# PROBLEM
Retype only what runs from the beginning of the data through the line with "import plotly.graph_objects as go"; please omit the pictures and keep every line exact.

—————

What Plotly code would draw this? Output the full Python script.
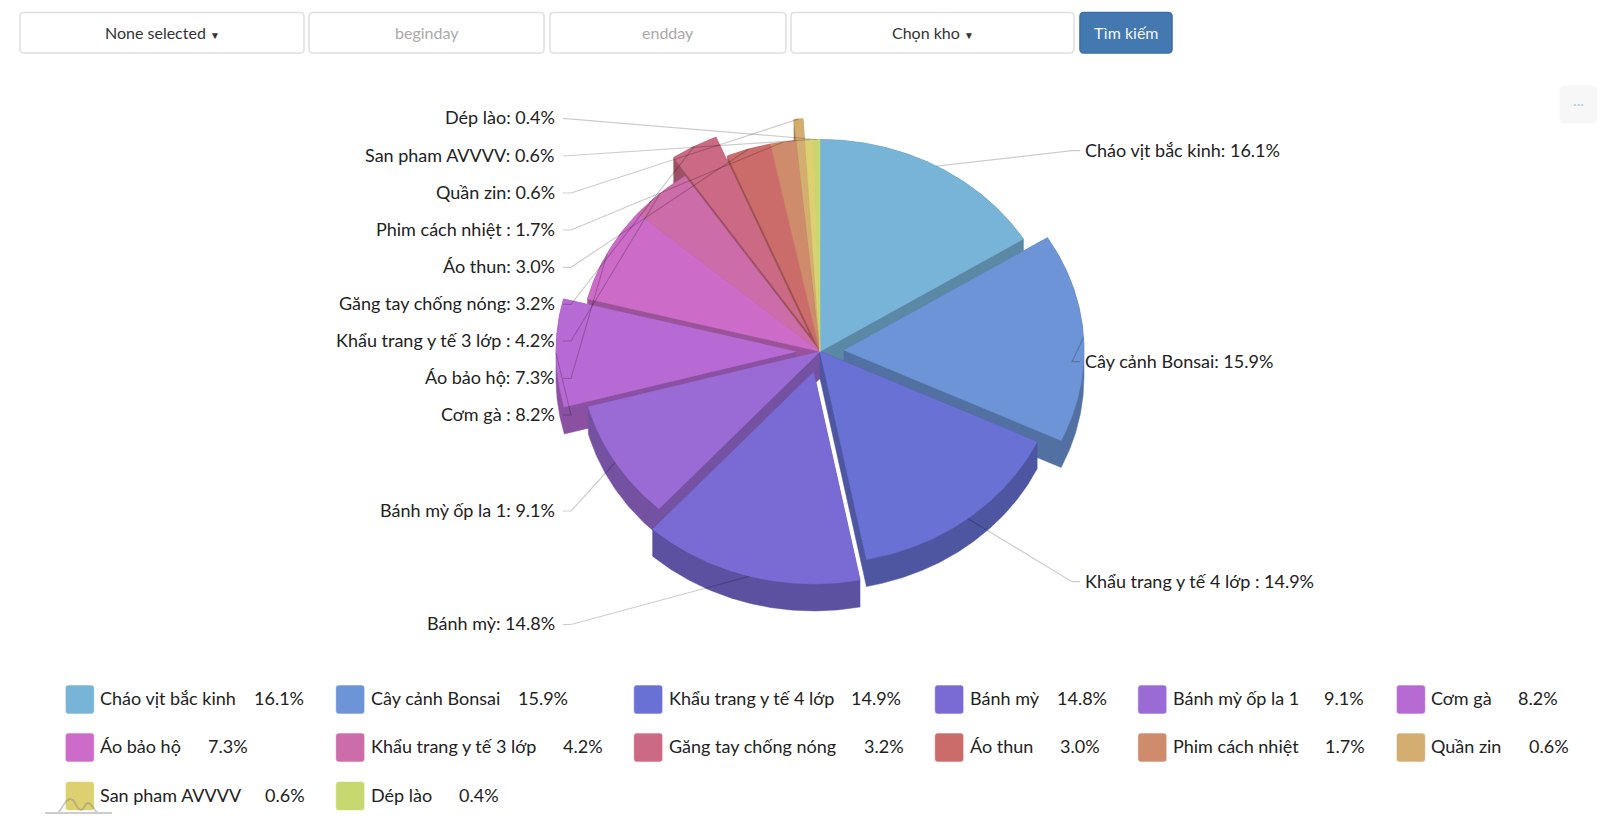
import math
import plotly.graph_objects as go

# ---------- data ----------
categories = ["Cháo vịt bắc kinh", "Cây cảnh Bonsai", "Khẩu trang y tế 4 lớp", "Bánh mỳ", "Bánh mỳ ốp la 1",
              "Cơm gà", "Áo bảo hộ", "Khẩu trang y tế 3 lớp", "Găng tay chống nóng", "Áo thun",
              "Phim cách nhiệt", "Quần zin", "San pham AVVVV", "Dép lào"]
slice_labels = ["Cháo vịt bắc kinh", "Cây cảnh Bonsai", "Khẩu trang y tế 4 lớp ", "Bánh mỳ", "Bánh mỳ ốp la 1",
                "Cơm gà ", "Áo bảo hộ", "Khẩu trang y tế 3 lớp ", "Găng tay chống nóng", "Áo thun",
                "Phim cách nhiệt ", "Quần zin", "San pham AVVVV", "Dép lào"]
percent = [16.1, 15.9, 14.9, 14.8, 9.1, 8.2, 7.3, 4.2, 3.2, 3.0, 1.7, 0.6, 0.6, 0.4]

# ---------- style ----------
colors = ["#78B4D8", "#6D94D6", "#6972D4", "#7A6AD4", "#9A6BD4", "#B86AD4", "#CC6CC8",
          "#CC6CA8", "#CC6A85", "#CC6C6A", "#CF8C6C", "#D4AE70", "#DDD070", "#C8D870"]
pulled = [0, 1, 0, 1, 0, 1, 0, 0, 1, 0, 0, 1, 0, 0]
label_y = [150.7, 361.7, 581.7, 624.5, 511, 415, 378.3, 341, 304.3, 267.3, 230, 193, 156, 118.3]
legend_col_x = [65.3, 335.7, 633.7, 934.7, 1137.8, 1396.4]
legend_row_y = [699.5, 747.5, 796]
legend_value_right = [303.6, 568, 901, 1106.6, 1363.8, 1558,
                      248, 602.6, 903.6, 1100, 1364.8, 1568.9,
                      304.6, 499]
FONT = "Lato"
TXT = "#222222"
LABEL_SIZE = 18
TEXT_LIFT = 1.2

CX, CY, RX, RY, PULL, DEPTH = 820, 351.5, 240, 212, 24, 27
YK = RY / RX


def darken(h, k=0.76):
    return "#%02X%02X%02X" % tuple(int(int(h[i:i + 2], 16) * k) for i in (1, 3, 5))


def hull(pts):
    pts = sorted(set(pts))
    def half(seq):
        out = []
        for p in seq:
            while len(out) > 1 and ((out[-1][0]-out[-2][0])*(p[1]-out[-2][1]) - (out[-1][1]-out[-2][1])*(p[0]-out[-2][0])) <= 0:
                out.pop()
            out.append(p)
        return out[:-1]
    return half(pts) + half(pts[::-1])


total = sum(percent)
slices = []
acc = 0
for i, v in enumerate(percent):
    a0, a1 = acc / total * 360, (acc + v) / total * 360
    acc += v
    mid = math.radians((a0 + a1) / 2)
    dx = PULL * pulled[i] * math.sin(mid)
    dy = -PULL * pulled[i] * math.cos(mid) * YK
    n = max(2, int((a1 - a0) * 2))
    arc = [(CX + dx + RX * math.sin(math.radians(a0 + (a1 - a0) * k / n)),
            CY + dy - RY * math.cos(math.radians(a0 + (a1 - a0) * k / n))) for k in range(n + 1)]
    top = [(CX + dx, CY + dy)] + arc
    anchor = (CX + dx + RX * math.sin(mid), CY + dy - RY * math.cos(mid))
    slices.append(dict(i=i, top=top, anchor=anchor, depth_key=CY + dy - 0.5 * RY * math.cos(mid)))

fig = go.Figure()

# walls, back to front
for s in sorted(slices, key=lambda q: q["depth_key"]):
    pts = hull(s["top"] + [(x, y + DEPTH) for x, y in s["top"]])
    pts.append(pts[0])
    col = darken(colors[s["i"]])
    fig.add_trace(go.Scatter(x=[p[0] for p in pts], y=[p[1] for p in pts], mode="lines", fill="toself",
                             fillcolor=col, line=dict(color=col, width=0.5), hoverinfo="skip", showlegend=False))
# top faces
for s in slices:
    i = s["i"]
    pts = s["top"] + [s["top"][0]]
    fig.add_trace(go.Scatter(x=[p[0] for p in pts], y=[p[1] for p in pts], mode="lines", fill="toself",
                             fillcolor=colors[i], line=dict(color=colors[i], width=0.5),
                             name=categories[i], hoveron="fills",
                             text=f"{categories[i]}: {percent[i]:.1f}%", hoverinfo="text", showlegend=False))
# leader lines
for s in slices:
    i = s["i"]
    ax, ay = s["anchor"]
    right = ax > CX
    xa, xb = (1072, 1080) if right else (571, 563)
    fig.add_trace(go.Scatter(x=[ax, xa, xb], y=[ay, label_y[i], label_y[i]], mode="lines",
                             line=dict(color="rgba(0,0,0,0.2)", width=1.2), hoverinfo="skip", showlegend=False))

annotations = []
shapes = []


def text(x, y, s, anchor="left", size=LABEL_SIZE, color=TXT):
    annotations.append(dict(x=x, y=y - TEXT_LIFT, xref="x", yref="y", text=s, showarrow=False, xanchor=anchor,
                            yanchor="middle", font=dict(family=FONT, size=size, color=color),
                            borderpad=0, borderwidth=0))


def rrect(x0, y0, x1, y1, r, fill, line, lw=1):
    p = (f"M{x0+r},{y0} L{x1-r},{y0} Q{x1},{y0} {x1},{y0+r} L{x1},{y1-r} Q{x1},{y1} {x1-r},{y1} "
         f"L{x0+r},{y1} Q{x0},{y1} {x0},{y1-r} L{x0},{y0+r} Q{x0},{y0} {x0+r},{y0} Z")
    shapes.append(dict(type="path", path=p, xref="x", yref="y", fillcolor=fill,
                       line=dict(color=line, width=lw), layer="above"))


# slice labels
for s in slices:
    i = s["i"]
    lbl = f"{slice_labels[i]}: {percent[i]:.1f}%"
    if s["anchor"][0] > CX:
        text(1085, label_y[i], lbl, "left")
    else:
        text(555, label_y[i], lbl, "right")

# legend
for i, name in enumerate(categories):
    c, r = i % 6, i // 6
    x, y = legend_col_x[c], legend_row_y[r]
    rrect(x, y - 14.5, x + 29, y + 14.5, 3, colors[i], "rgba(255,255,255,0.6)", 1)
    text(x + 35, y, name, "left")
    text(legend_value_right[i], y, f"{percent[i]:.1f}%", "right")

# controls
CARET = ' <span style="font-size:10px">▼</span>'
controls = [(20, 304, "None selected" + CARET, "#333333"), (309, 544, "beginday", "#aaaaaa"),
            (550, 786, "endday", "#aaaaaa"), (791, 1074, "Chọn kho" + CARET, "#333333")]
for x0, x1, s, col in controls:
    rrect(x0, 12.5, x1, 53, 4, "#ffffff", "#E0E0E0", 1.6)
    text((x0 + x1) / 2, 33.5, s, "center", 16, col)
rrect(1080, 12.5, 1172, 53, 4, "#4478B0", "#3F6FA6", 1.6)
text(1126, 33.5, "Tìm kiếm", "center", 16, "#F4F4F4")

# export button
rrect(1560, 86, 1597, 123, 5, "#F7F7F7", "#F7F7F7", 1)
text(1578.5, 105, "···", "center", 14, "#B8CDE0")

# logo watermark
shapes.append(dict(type="path", xref="x", yref="y", layer="above", line=dict(color="rgba(130,130,130,0.4)", width=2),
                   path="M45,813 L112,813 M58,813 C63,808 65,799 70,799 C76,799 76,810 81,810 C84,810 85,803 88,803 C92,803 93,810 98,813"))

fig.update_layout(
    width=1600, height=826, margin=dict(l=0, r=0, t=0, b=0),
    paper_bgcolor="white", plot_bgcolor="white", showlegend=False,
    xaxis=dict(range=[0, 1600], visible=False, fixedrange=True),
    yaxis=dict(range=[826, 0], visible=False, fixedrange=True),
    annotations=annotations, shapes=shapes,
    hoverlabel=dict(font_family=FONT),
)
fig.write_html("out.html", config=dict(displayModeBar=False),
               post_script="document.body.style.margin='0';document.body.style.overflow='hidden';")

—————

# THE REPLY
What Plotly code would draw this? Output the full Python script.
import math
import plotly.graph_objects as go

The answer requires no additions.